When Ms. Right Turns Out All Wrong

Woman holds a mask of herself smiling as she frowns.
Avoid hiring the wrong person by using objective interview tools that can help unveil the differences between interviewing behavior vs job behavior.

The application looks good. The references all check out. The background check comes back clean. There are no gaps in her work history. She seems genuinely interested in the children during a walkthrough of the center. Your assistant director is impressed with the way she carries herself. In addition, she seems like a ‘really nice person.”

Three weeks later, Ms. Right abandons a group of children in her care on a field trip, never to be heard from again. Does this sound like a story that could only happen to your competitors? Well, despite all your best efforts, hiring mistakes can occur. The question you need to ask yourself is, “How can I avoid hiring the wrong person?”

Interviewing Behavior Versus Job Behavior

The simple answer is that interviewing behavior is different from job behavior. Connecting with someone on a personal level is no indication of whether or not he/she is suited to the position for which you are hiring.

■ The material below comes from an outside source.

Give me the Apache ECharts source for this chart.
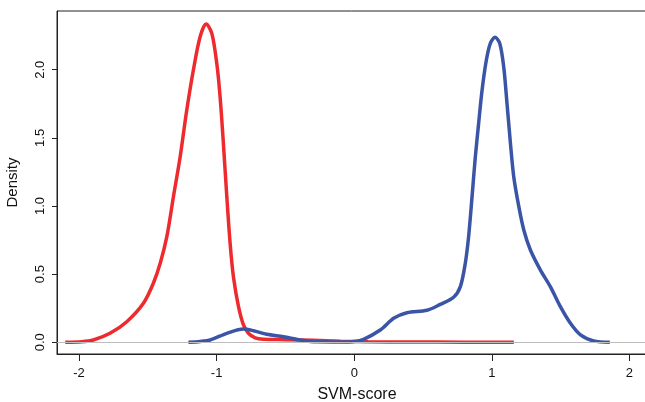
<!DOCTYPE html>
<html>
<head>
<meta charset="utf-8">
<script src="https://cdn.jsdelivr.net/npm/echarts@6/dist/echarts.min.js"></script>
<style>
  html, body { margin: 0; padding: 0; background: #fff; }
  #chart { width: 645px; height: 402px; }
</style>
</head>
<body>
<div id="chart"></div>
<script>
// density curves: [svm score, density]
const redDensity = [
  [-2.10, 0.000], [-1.98, 0.004], [-1.896, 0.017], [-1.775, 0.066], [-1.653, 0.151],
  [-1.532, 0.286], [-1.46, 0.433], [-1.41, 0.58], [-1.362, 0.775], [-1.314, 1.068],
  [-1.265, 1.362], [-1.217, 1.704], [-1.169, 1.998], [-1.12, 2.242], [-1.076, 2.335],
  [-1.035, 2.267], [-0.999, 2.047], [-0.975, 1.802], [-0.951, 1.46], [-0.926, 1.068],
  [-0.902, 0.726], [-0.878, 0.481], [-0.841, 0.261], [-0.805, 0.127], [-0.769, 0.066],
  [-0.72, 0.032], [-0.66, 0.022], [-0.5, 0.019], [-0.3, 0.014], [-0.1, 0.008],
  [0.1, 0.004], [0.4, 0.002], [0.8, 0.001], [1.16, 0.001]
];
const blueDensity = [
  [-1.205, 0.000], [-1.12, 0.006], [-1.047, 0.017], [-0.926, 0.066], [-0.805, 0.098],
  [-0.732, 0.085], [-0.635, 0.059], [-0.514, 0.041], [-0.393, 0.017], [-0.271, 0.003],
  [-0.1, 0.002], [0.0, 0.006], [0.068, 0.022], [0.189, 0.09], [0.286, 0.176],
  [0.383, 0.217], [0.529, 0.235], [0.625, 0.278], [0.722, 0.33], [0.771, 0.408],
  [0.807, 0.58], [0.831, 0.775], [0.856, 1.068], [0.88, 1.362], [0.904, 1.607],
  [0.929, 1.851], [0.96, 2.071], [0.989, 2.194], [1.023, 2.238], [1.057, 2.194],
  [1.086, 2.022], [1.11, 1.753], [1.135, 1.46], [1.159, 1.215], [1.196, 0.995],
  [1.232, 0.824], [1.28, 0.677], [1.353, 0.53], [1.425, 0.408], [1.498, 0.261],
  [1.571, 0.139], [1.644, 0.054], [1.74, 0.01], [1.857, 0.000]
];
const xTicks = [-2, -1, 0, 1, 2];
const yTicks = [0, 0.5, 1, 1.5, 2];

const font = "'Liberation Sans', Arial, sans-serif";
const chart = echarts.init(document.getElementById("chart"), null, { renderer: "canvas" });

chart.setOption({
  animation: false,
  backgroundColor: "#fff",
  grid: {
    left: 57, top: 11, width: 600, height: 343,
    show: true, borderColor: "#222", borderWidth: 1,
    outerBoundsMode: "none", containLabel: false
  },
  xAxis: {
    type: "value", min: -2.16, max: 2.2,
    name: "SVM-score", nameLocation: "middle", nameGap: 33,
    nameTextStyle: { fontFamily: font, fontSize: 16, color: "#111" },
    axisLine: { show: true, onZero: false, lineStyle: { color: "#222", width: 1 } },
    axisTick: { show: true, length: 7, customValues: xTicks, lineStyle: { color: "#222" } },
    axisLabel: { customValues: xTicks, margin: 13, fontFamily: font, fontSize: 13, color: "#111" },
    splitLine: { show: false }
  },
  yAxis: {
    type: "value", min: -0.086, max: 2.431,
    name: "Density", nameLocation: "middle", nameGap: 37, nameRotate: 90,
    nameTextStyle: { fontFamily: font, fontSize: 15, color: "#111" },
    axisLine: { show: true, onZero: false, lineStyle: { color: "#222", width: 1 } },
    axisTick: { show: true, length: 5, customValues: yTicks, lineStyle: { color: "#222" } },
    axisLabel: {
      customValues: yTicks, rotate: 90, margin: 10,
      fontFamily: font, fontSize: 13, color: "#111",
      formatter: (v) => v.toFixed(1)
    },
    splitLine: { show: false }
  },
  series: [
    {
      type: "line", name: "baseline", data: [],
      markLine: {
        silent: true, symbol: "none", animation: false,
        lineStyle: { color: "#bdbdbd", width: 1, type: "solid" },
        label: { show: false },
        data: [{ yAxis: 0 }]
      }
    },
    {
      type: "line", name: "red", data: redDensity, smooth: 0.3,
      showSymbol: false, lineStyle: { color: "#ee2a2e", width: 3.5 }
    },
    {
      type: "line", name: "blue", data: blueDensity, smooth: 0.3,
      showSymbol: false, lineStyle: { color: "#3a54a6", width: 3.5 }
    }
  ]
});
</script>
</body>
</html>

Remember that you’re assembling a high-performance team of childcare professionals – not a bowling league. Interviews are important, but studies (and no doubt your own experience) have proven them to be at best a 50/50 proposition.

References offer limited insight into a candidate’s work ethic. You can probably count on one hand the number of references you’ve spoken with that offered more information than the length of time employed.

Technical competence is also no guarantee of success. Ms. Right had an early childhood degree from a local college. Unfortunately for the children in her care, there are no degrees for common sense.

What to do?

Job-specific pre-employment assessments increasingly have become the solution to successful hiring. Used correctly, hiring tools such as job-specific assessments and structured interviews streamline the hiring process by focusing your efforts on the strongest candidates from the outset. They also offer a consistent, predictive, and legally defensible approach to hiring.

To candidates who may be unfamiliar with the demands of the position, job-specific hiring systems also act as powerful communication tools. Therefore, an assessment that is based on a job analysis can do a better job of communicating job expectations than a center director can achieve in a two-hour interview.

Additionally, job-specific hiring tools tend to be experience blind. In other words, past experience in the job does not necessarily help an applicant pass the assessment if they don’t hold the same behaviors important in performing the job. Perhaps most importantly, they are extremely predictive of future performance and thus substantial in helping companies avoid hiring the wrong person.

Too critical to leave it to chance

Identifying high-performance childcare providers is no doubt the goal of every center director in the childcare industry. It is simply too important to leave it to chance. What other job can you think of that comes with a higher degree of responsibility? Childcare providers are responsible for the care, welfare, and nurturing of our nation’s most precious resource … children.

The most important reason of all to assess for high-performance childcare staff with job-specific assessments, however, is that for parents, the childcare provider is the center.

A team of outstanding childcare professionals can do more to ensure a positive experience for your children/customers than a busload of CEOs. And positive experience for children results in repeat business.

What to Look For in a Hiring System

The most effective hiring tools are behavioral in nature and are based on a job analysis with proven top performers who actually do the job. Such tools can have accuracy rates as high as 90%. With this level of precision, companies can have much greater control over employee selection. Having a stronger ability to identify the right candidate and avoid hiring the wrong person for the job.

Ease of use.

If a system is too cumbersome to administer, you aren’t likely to use it properly. Look for tools that are easy to administer and interpret.

Fast turnaround of results.

If results take longer than an hour to receive, chances are a competitor will snap up your high-performance candidate. A comprehensive hiring system should include a pre-employment assessment, a structured interview, and a performance evaluation that will enable you to assess, confirm, and develop the best team possible.  

Demonstrated validity.

Look for tools that provide content, criterion, or construct validity.